The first FOR loop is used to split the string using the "|" character as the delimiter. The second FOR loop is used to split only the date field using the "/" character as a delimiter. The variables can be a little confusing so let's take a deeper look in to the second FOR loop.

..for /F "tokens=1-3 delims=/" %x in ('echo %j') do...


This FOR loop operates on the output of
echo %j
, which is the entire date field. Using the delims option we slice the date field using the "/" character as our delimiter. The iterator in this loop is %x and it will contain the first token (month). The second and third tokens are represented by %y (day) and %z (year). Finally, we glue it all back together in the order we like using the variables created by both FOR loops.

Some of you detail oriented folks may have noticed that I neglected one point, the month and day need a leading zero. I ignored this point because this tiny change makes things really ugly. We have to use our old friend "delayed environment variable expansion" which you can read about in episodes #48, #12, and #46. Since it has been covered so many times I'll skip some of the details for sake of brevity (ironic I know). Here is our final result:

C:\> cmd.exe /v:on /c "for /F "tokens=1-12 delims=^|" %a in (c:\file.txt) do
@for /F "tokens=1-3 delims=/" %x in ('echo %j') do @set month=0%x& @set day=0%y&
@echo %a^|%b^|%c^|%d^|%e^|%f^|%g^|%h^|%i^|%z-!month:~-2!-!day:~-2!^|%k"

1993-1|Water Quality|WVR|Yamhill, City of|Yamhill|Hamlin|Holt|Npv|
NPDES-Waste Discharge Limits|1993-07-06|0


That is a big mess and it may be difficult to see where and how the leading zero was added. Using the delayed variable expansion we set the month variable, with a leading zero, like this:

... set month=0%x& ...!month:~-2!....


The variable %x could contain 7 (July) or 11 (November). We set the variable, month, equal to the concatenation of zero and %x. The month variable would contain 07 (July) or 011 (November). Notice when the month variable is set there is no space between the variable (%x) and the "&" character. If we did leave a space then our month variable would contain a trailing space which would later have to be removed. When we echo the month variable we only want the two rightmost characters so July is displayed as 07 and November as 11. The same process is used for the day of the month.

Powershell:

Powershell gives us the ability to use regular expressions which makes everything much easier. We can reformat any date in our file using this command:

PS C:\> Get-Content file.txt | ForEach-Object { $_ -replace
'(\d{1,2})/(\d{1,2})/(\d{4})','$3-$1-$2' }

1993-1|Water Quality|WVR|Yamhill, City of|Yamhill|Hamlin|Holt|Npv|
NPDES-Waste Discharge Limits|1993-7-6|0


The Get-Content commandlet (alias gc) returns each line of the file given.
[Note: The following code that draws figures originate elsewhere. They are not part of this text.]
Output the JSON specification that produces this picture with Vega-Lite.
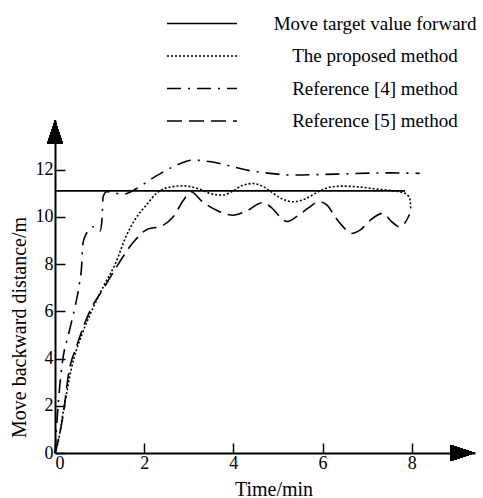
{
  "$schema": "https://vega.github.io/schema/vega-lite/v6.json",
  "width": 420,
  "height": 333,
  "autosize": {"type": "none"},
  "padding": {"left": 55, "top": 120, "right": 8, "bottom": 45},
  "background": "white",
  "config": {
    "font": "Liberation Serif",
    "view": {"stroke": null},
    "axis": {
      "grid": false,
      "domainColor": "black",
      "domainWidth": 2,
      "tickColor": "black",
      "tickWidth": 1.5,
      "tickSize": -10,
      "labelColor": "black",
      "labelFontSize": 18,
      "labelFont": "Liberation Serif",
      "titleColor": "black",
      "titleFontSize": 20,
      "titleFont": "Liberation Serif",
      "titleFontWeight": "normal"
    }
  },
  "data": {
    "values": [
      {"series": "Move target value forward", "x": 0, "y": 11.1},
      {"series": "Move target value forward", "x": 7.85, "y": 11.1},

      {"series": "The proposed method", "x": 0, "y": 0},
      {"series": "The proposed method", "x": 0.05, "y": 0.3},
      {"series": "The proposed method", "x": 0.2, "y": 1.9},
      {"series": "The proposed method", "x": 0.37, "y": 3.6},
      {"series": "The proposed method", "x": 0.6, "y": 5.0},
      {"series": "The proposed method", "x": 0.82, "y": 6.0},
      {"series": "The proposed method", "x": 1.1, "y": 7.1},
      {"series": "The proposed method", "x": 1.35, "y": 8.0},
      {"series": "The proposed method", "x": 1.6, "y": 9.2},
      {"series": "The proposed method", "x": 1.8, "y": 9.9},
      {"series": "The proposed method", "x": 2.05, "y": 10.5},
      {"series": "The proposed method", "x": 2.28, "y": 11.0},
      {"series": "The proposed method", "x": 2.55, "y": 11.25},
      {"series": "The proposed method", "x": 2.88, "y": 11.31},
      {"series": "The proposed method", "x": 3.2, "y": 11.2},
      {"series": "The proposed method", "x": 3.5, "y": 10.98},
      {"series": "The proposed method", "x": 3.75, "y": 10.92},
      {"series": "The proposed method", "x": 4.0, "y": 11.1},
      {"series": "The proposed method", "x": 4.2, "y": 11.33},
      {"series": "The proposed method", "x": 4.45, "y": 11.41},
      {"series": "The proposed method", "x": 4.65, "y": 11.3},
      {"series": "The proposed method", "x": 4.82, "y": 11.1},
      {"series": "The proposed method", "x": 5.05, "y": 10.8},
      {"series": "The proposed method", "x": 5.34, "y": 10.64},
      {"series": "The proposed method", "x": 5.6, "y": 10.75},
      {"series": "The proposed method", "x": 5.94, "y": 11.1},
      {"series": "The proposed method", "x": 6.2, "y": 11.27},
      {"series": "The proposed method", "x": 6.46, "y": 11.3},
      {"series": "The proposed method", "x": 6.9, "y": 11.25},
      {"series": "The proposed method", "x": 7.3, "y": 11.16},
      {"series": "The proposed method", "x": 7.6, "y": 11.1},
      {"series": "The proposed method", "x": 7.85, "y": 11.0},
      {"series": "The proposed method", "x": 7.96, "y": 10.75},
      {"series": "The proposed method", "x": 7.98, "y": 10.3},

      {"series": "Reference [4] method", "x": 0, "y": 0},
      {"series": "Reference [4] method", "x": 0.05, "y": 1.5},
      {"series": "Reference [4] method", "x": 0.1, "y": 2.7},
      {"series": "Reference [4] method", "x": 0.17, "y": 3.9},
      {"series": "Reference [4] method", "x": 0.3, "y": 5.0},
      {"series": "Reference [4] method", "x": 0.45, "y": 6.2},
      {"series": "Reference [4] method", "x": 0.55, "y": 7.2},
      {"series": "Reference [4] method", "x": 0.6, "y": 8.0},
      {"series": "Reference [4] method", "x": 0.62, "y": 8.8},
      {"series": "Reference [4] method", "x": 0.68, "y": 9.2},
      {"series": "Reference [4] method", "x": 0.78, "y": 9.45},
      {"series": "Reference [4] method", "x": 0.86, "y": 9.58},
      {"series": "Reference [4] method", "x": 0.95, "y": 9.5},
      {"series": "Reference [4] method", "x": 1.01, "y": 9.4},
      {"series": "Reference [4] method", "x": 1.05, "y": 9.8},
      {"series": "Reference [4] method", "x": 1.08, "y": 10.85},
      {"series": "Reference [4] method", "x": 1.16, "y": 11.06},
      {"series": "Reference [4] method", "x": 1.35, "y": 11.0},
      {"series": "Reference [4] method", "x": 1.53, "y": 10.96},
      {"series": "Reference [4] method", "x": 1.83, "y": 11.2},
      {"series": "Reference [4] method", "x": 2.2, "y": 11.65},
      {"series": "Reference [4] method", "x": 2.65, "y": 12.12},
      {"series": "Reference [4] method", "x": 3.1, "y": 12.4},
      {"series": "Reference [4] method", "x": 3.5, "y": 12.33},
      {"series": "Reference [4] method", "x": 3.85, "y": 12.19},
      {"series": "Reference [4] method", "x": 4.3, "y": 11.98},
      {"series": "Reference [4] method", "x": 4.82, "y": 11.84},
      {"series": "Reference [4] method", "x": 5.34, "y": 11.77},
      {"series": "Reference [4] method", "x": 6.32, "y": 11.81},
      {"series": "Reference [4] method", "x": 7.44, "y": 11.86},
      {"series": "Reference [4] method", "x": 8.18, "y": 11.84},

      {"series": "Reference [5] method", "x": 0, "y": 0},
      {"series": "Reference [5] method", "x": 0.08, "y": 0.6},
      {"series": "Reference [5] method", "x": 0.19, "y": 1.7},
      {"series": "Reference [5] method", "x": 0.3, "y": 3.3},
      {"series": "Reference [5] method", "x": 0.5, "y": 4.6},
      {"series": "Reference [5] method", "x": 0.78, "y": 6.0},
      {"series": "Reference [5] method", "x": 1.1, "y": 7.0},
      {"series": "Reference [5] method", "x": 1.42, "y": 8.0},
      {"series": "Reference [5] method", "x": 1.79, "y": 9.0},
      {"series": "Reference [5] method", "x": 2.1, "y": 9.5},
      {"series": "Reference [5] method", "x": 2.35, "y": 9.58},
      {"series": "Reference [5] method", "x": 2.65, "y": 10.0},
      {"series": "Reference [5] method", "x": 2.88, "y": 10.7},
      {"series": "Reference [5] method", "x": 3.05, "y": 11.06},
      {"series": "Reference [5] method", "x": 3.3, "y": 10.65},
      {"series": "Reference [5] method", "x": 3.6, "y": 10.3},
      {"series": "Reference [5] method", "x": 4.0, "y": 10.07},
      {"series": "Reference [5] method", "x": 4.3, "y": 10.25},
      {"series": "Reference [5] method", "x": 4.65, "y": 10.6},
      {"series": "Reference [5] method", "x": 4.85, "y": 10.4},
      {"series": "Reference [5] method", "x": 5.05, "y": 10.0},
      {"series": "Reference [5] method", "x": 5.2, "y": 9.8},
      {"series": "Reference [5] method", "x": 5.45, "y": 10.05},
      {"series": "Reference [5] method", "x": 5.7, "y": 10.4},
      {"series": "Reference [5] method", "x": 5.92, "y": 10.64},
      {"series": "Reference [5] method", "x": 6.1, "y": 10.5},
      {"series": "Reference [5] method", "x": 6.3, "y": 9.95},
      {"series": "Reference [5] method", "x": 6.5, "y": 9.5},
      {"series": "Reference [5] method", "x": 6.65, "y": 9.3},
      {"series": "Reference [5] method", "x": 6.85, "y": 9.45},
      {"series": "Reference [5] method", "x": 7.1, "y": 9.9},
      {"series": "Reference [5] method", "x": 7.35, "y": 10.15},
      {"series": "Reference [5] method", "x": 7.55, "y": 9.8},
      {"series": "Reference [5] method", "x": 7.72, "y": 9.58},
      {"series": "Reference [5] method", "x": 7.85, "y": 9.75},
      {"series": "Reference [5] method", "x": 7.95, "y": 10.1}
    ]
  },
  "layer": [
    {
      "mark": {"type": "line", "interpolate": "monotone", "strokeWidth": 1.6, "color": "black"},
      "encoding": {
        "x": {
          "field": "x", "type": "quantitative",
          "scale": {"domain": [0, 9.42], "nice": false, "zero": false},
          "axis": {"values": [0, 2, 4, 6, 8], "title": "Time/min", "titleX": 218.5, "titleY": 36, "titleBaseline": "middle", "titleAlign": "center", "labelPadding": 11}
        },
        "y": {
          "field": "y", "type": "quantitative",
          "scale": {"domain": [0, 14.1], "nice": false},
          "axis": {"values": [0, 2, 4, 6, 8, 10, 12], "title": "Move backward distance/m", "titleX": -35.5, "titleY": 207, "titleAngle": -90, "titleBaseline": "middle", "titleAlign": "center", "labelPadding": 12}
        },
        "strokeDash": {
          "field": "series", "type": "nominal",
          "scale": {
            "domain": ["Move target value forward", "The proposed method", "Reference [4] method", "Reference [5] method"],
            "range": [[1, 0], [2, 2], [14, 7, 2, 7], [15, 7]]
          },
          "legend": {
            "orient": "none", "legendX": 137.5, "legendY": -106,
            "title": null, "padding": 0,
            "symbolType": "M-7,0H7", "symbolSize": 100,
            "symbolStrokeWidth": 1.6, "symbolStrokeColor": "black", "symbolFillColor": "transparent",
            "labelFontSize": 19, "labelFont": "Liberation Serif", "labelColor": "black",
            "labelAlign": "center", "labelOffset": 163.5, "labelLimit": 400,
            "rowPadding": 12.5
          }
        }
      }
    },
    {
      "mark": {"type": "point", "shape": "M-1,-0.67L1,0L-1,0.67Z", "filled": true, "color": "black", "size": 576, "opacity": 1, "strokeWidth": 0},
      "encoding": {"x": {"datum": 9.15}, "y": {"datum": 0}}
    },
    {
      "mark": {"type": "point", "shape": "M-0.67,1L0,-1L0.67,1Z", "filled": true, "color": "black", "size": 560, "opacity": 1, "strokeWidth": 0},
      "encoding": {"x": {"datum": 0}, "y": {"datum": 13.6}}
    }
  ]
}
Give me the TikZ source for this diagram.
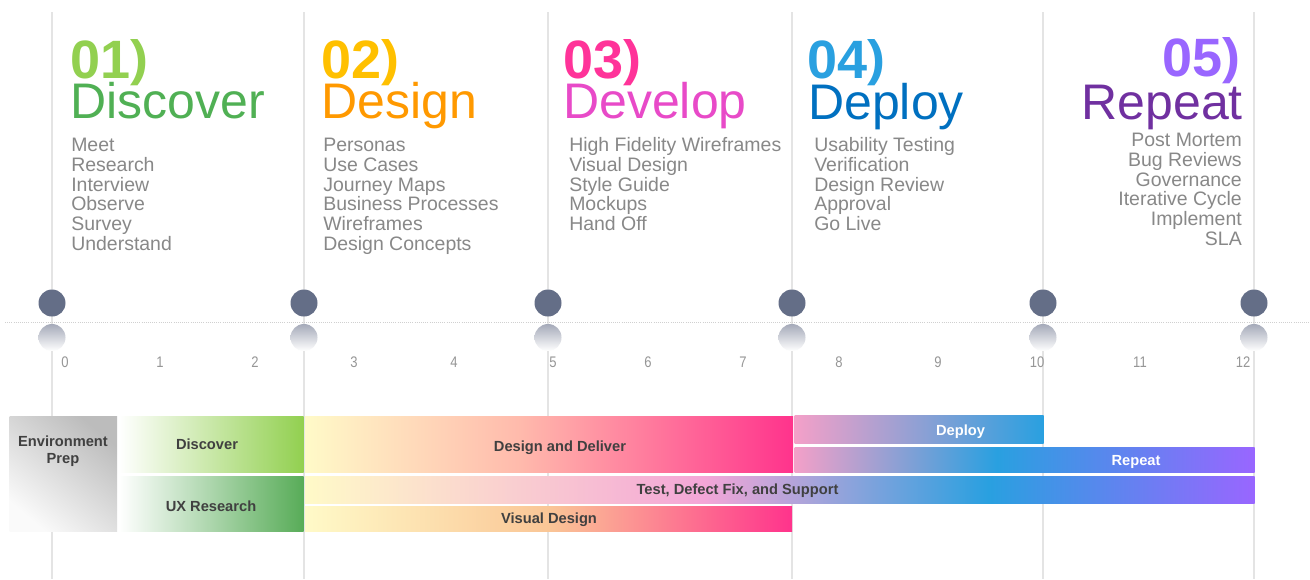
\documentclass[tikz,border=0pt]{standalone}
\usepackage{fontspec}
\setmainfont{Liberation Sans}
\newfontfamily\condfont[FakeStretch=0.85]{Liberation Sans}
\newcommand{\hparen}{\raisebox{2.25pt}{\scalebox{1}[0.92]{)}}}
% header colours
\definecolor{nA}{RGB}{146,208,80}\definecolor{wA}{RGB}{80,176,84}
\definecolor{nB}{RGB}{255,192,0}\definecolor{wB}{RGB}{255,153,0}
\definecolor{nC}{RGB}{255,51,153}\definecolor{wC}{RGB}{232,74,200}
\definecolor{nD}{RGB}{41,160,224}\definecolor{wD}{RGB}{0,112,192}
\definecolor{nE}{RGB}{153,102,255}\definecolor{wE}{RGB}{112,48,160}
\definecolor{itemc}{RGB}{136,136,136}
\definecolor{lineg}{RGB}{228,228,228}
\definecolor{dotc}{RGB}{100,110,135}
\definecolor{reflc}{RGB}{165,170,185}
\definecolor{tickc}{RGB}{150,150,150}
\definecolor{bart}{RGB}{64,64,64}
% bar colours
\definecolor{pyel}{RGB}{255,250,200}
\definecolor{salm}{RGB}{255,186,172}
\definecolor{hpink}{RGB}{255,51,140}
\definecolor{lpink}{RGB}{244,160,200}
\definecolor{tpink}{RGB}{244,166,215}
\definecolor{bblue}{RGB}{41,160,224}
\definecolor{bpurp}{RGB}{153,102,255}
\definecolor{peach}{RGB}{250,198,150}
\definecolor{grnA}{RGB}{146,208,80}
\definecolor{grnB}{RGB}{88,172,88}
\definecolor{envd}{RGB}{188,188,188}
\definecolor{envl}{RGB}{250,250,250}
\pgfdeclarehorizontalshading{shDisc}{100bp}{color(0bp)=(white); color(25bp)=(white); color(75bp)=(grnA); color(100bp)=(grnA)}
\pgfdeclarehorizontalshading{shUX}{100bp}{color(0bp)=(white); color(25bp)=(white); color(75bp)=(grnB); color(100bp)=(grnB)}
\pgfdeclarehorizontalshading{shDD}{100bp}{color(0bp)=(pyel); color(25bp)=(pyel); color(47bp)=(salm); color(75bp)=(hpink); color(100bp)=(hpink)}
\pgfdeclarehorizontalshading{shDep}{100bp}{color(0bp)=(lpink); color(25bp)=(lpink); color(75bp)=(bblue); color(100bp)=(bblue)}
\pgfdeclarehorizontalshading{shRep}{100bp}{color(0bp)=(lpink); color(25bp)=(lpink); color(47bp)=(bblue); color(75bp)=(bpurp); color(100bp)=(bpurp)}
\pgfdeclarehorizontalshading{shTest}{100bp}{color(0bp)=(pyel); color(25bp)=(pyel); color(46bp)=(tpink); color(61bp)=(bblue); color(75bp)=(bpurp); color(100bp)=(bpurp)}
\pgfdeclarehorizontalshading{shVis}{100bp}{color(0bp)=(pyel); color(25bp)=(pyel); color(50bp)=(peach); color(75bp)=(hpink); color(100bp)=(hpink)}
\begin{document}
\begin{tikzpicture}[x=0.75pt,y=-0.75pt,
  vline/.style={draw=lineg,line width=0.8pt},
  dot/.style={circle,fill=dotc,minimum size=20.25pt,inner sep=0},
  refl/.style={circle,top color=reflc,bottom color=white,minimum size=20.25pt,inner sep=0},
  tick/.style={text=tickc,font=\condfont\fontsize{11.5}{12}\selectfont,inner sep=0,anchor=base},
  num/.style={font=\fontsize{40.5}{41}\selectfont\bfseries,inner sep=0},
  word/.style={font=\fontsize{37.5}{38}\selectfont,inner sep=0},
  item/.style={text=itemc,font=\fontsize{14.6}{15}\selectfont,inner sep=0},
  bartext/.style={font=\fontsize{11}{12.8}\selectfont\bfseries,text=bart,inner sep=0,align=center},
  wbartext/.style={font=\fontsize{11}{12.8}\selectfont\bfseries,text=white,inner sep=0},
]
\useasboundingbox[fill=white] (0,0) rectangle (1310,579);
% vertical lines
\foreach \x [count=\i] in {52,304,548,792,1043,1254}
  \draw[vline] (\x,12) -- (\x,579);
% dotted axis
\draw[draw=lineg!80!gray,densely dotted,line width=0.6pt] (5,322) -- (1310,322);
% milestones
\foreach \x [count=\i] in {52,304,548,792,1043,1254}{
  \node[dot] (m\i) at (\x,303) {};
  \node[refl] (r\i) at (\x,337.5) {};
}
% ticks
\foreach \x [count=\i from 0] in {65,160,255,354,454,553,648,743,839,938,1037,1140,1243}
  \node[tick] (t\i) at (\x,367) {\i};
% headers
\node[num,text=nA,anchor=base west] (h1) at (70,78) {01\hparen};
\node[word,text=wA,anchor=base west] (w1) at (70,118.5) {Discover};
\node[num,text=nB,anchor=base west] (h2) at (321,78) {02\hparen};
\node[word,text=wB,anchor=base west] (w2) at (321,118.5) {Design};
\node[num,text=nC,anchor=base west] (h3) at (563,78) {03\hparen};
\node[word,text=wC,anchor=base west] (w3) at (563,118.5) {Develop};
\node[num,text=nD,anchor=base west] (h4) at (807,78) {04\hparen};
\node[word,text=wD,anchor=base west] (w4) at (808,119.5) {Deploy};
\node[num,text=nE,anchor=base east] (h5) at (1241,76) {05\hparen};
\node[word,text=wE,anchor=base east] (w5) at (1243,119.5) {Repeat};
% item lists
\foreach \t [count=\i from 0] in {Meet,Research,Interview,Observe,Survey,Understand}
  \node[item,anchor=base west] (a\i) at (71,151.7+19.66*\i) {\t};
\foreach \t [count=\i from 0] in {Personas,Use Cases,Journey Maps,Business Processes,Wireframes,Design Concepts}
  \node[item,anchor=base west] (b\i) at (323,151.7+19.66*\i) {\t};
\foreach \t [count=\i from 0] in {High Fidelity Wireframes,Visual Design,Style Guide,Mockups,Hand Off}
  \node[item,anchor=base west] (c\i) at (569,151.7+19.66*\i) {\t};
\foreach \t [count=\i from 0] in {Usability Testing,Verification,Design Review,Approval,Go Live}
  \node[item,anchor=base west] (d\i) at (814,151.7+19.66*\i) {\t};
\foreach \t [count=\i from 0] in {Post Mortem,Bug Reviews,Governance,Iterative Cycle,Implement,SLA}
  \node[item,anchor=base east] (e\i) at (1242,146.5+19.75*\i) {\t};
% bars
\shade[top color=envd,bottom color=envl,shading angle=-40] (9.5,416.5) rectangle (117,531.5);
\shade[shading=shDisc] (119,416.5) rectangle (303.5,472.5);
\shade[shading=shUX] (119,476) rectangle (303.5,531.5);
\shade[shading=shDD] (305,416.5) rectangle (793,472.5);
\shade[shading=shDep] (794.5,415.5) rectangle (1043.5,443.5);
\shade[shading=shRep] (794.5,447.5) rectangle (1254.5,472.5);
\shade[shading=shTest] (305,476) rectangle (1254.5,503.5);
\shade[shading=shVis] (305,506) rectangle (792,531.5);
% bar labels
\node[bartext] (lEnv) at (63,451.5) {Environment\\Prep};
\node[bartext] (lDisc) at (207,444) {Discover};
\node[bartext] (lUX) at (211,506) {UX Research};
\node[bartext] (lDD) at (560,447.5) {Design and Deliver};
\node[wbartext] (lDep) at (960.5,431.5) {Deploy};
\node[wbartext] (lRep) at (1136,462) {Repeat};
\node[bartext] (lTest) at (737.5,490.5) {Test, Defect Fix, and Support};
\node[bartext] (lVis) at (549,520) {Visual Design};
\end{tikzpicture}
\end{document}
Using the ForEach-Object (alias %) we operate on each line of the file. The "current pipeline object", represented as $_, contains the content of the current line in the file (in our example we only have one line in our file).

Our regular expression search and replace finds the month/day/year and rearranges it as year-month-day. Again we have the problem of adding that pesky leading zero so we need to use a slightly different command.

PS C:\> gc file.txt | % { $_ -replace '(\d{1,2})/(\d{1,2})/(\d{4})',
'$3-0$1-0$2' } | % { $_ -replace '(\d{4}-)\d?(\d{2}-)\d?(\d{2})','$1$2$3'}

1993-1|Water Quality|WVR|Yamhill, City of|Yamhill|Hamlin|Holt|Npv|
NPDES-Waste Discharge Limits|1993-07-06|0


We use two replace commands in order to add our leading zero. The first replace command adds a leading zero and rearranges our month/day/year, resulting in year-0month-0day. The second command removes the leading zeros if they are unnecessary.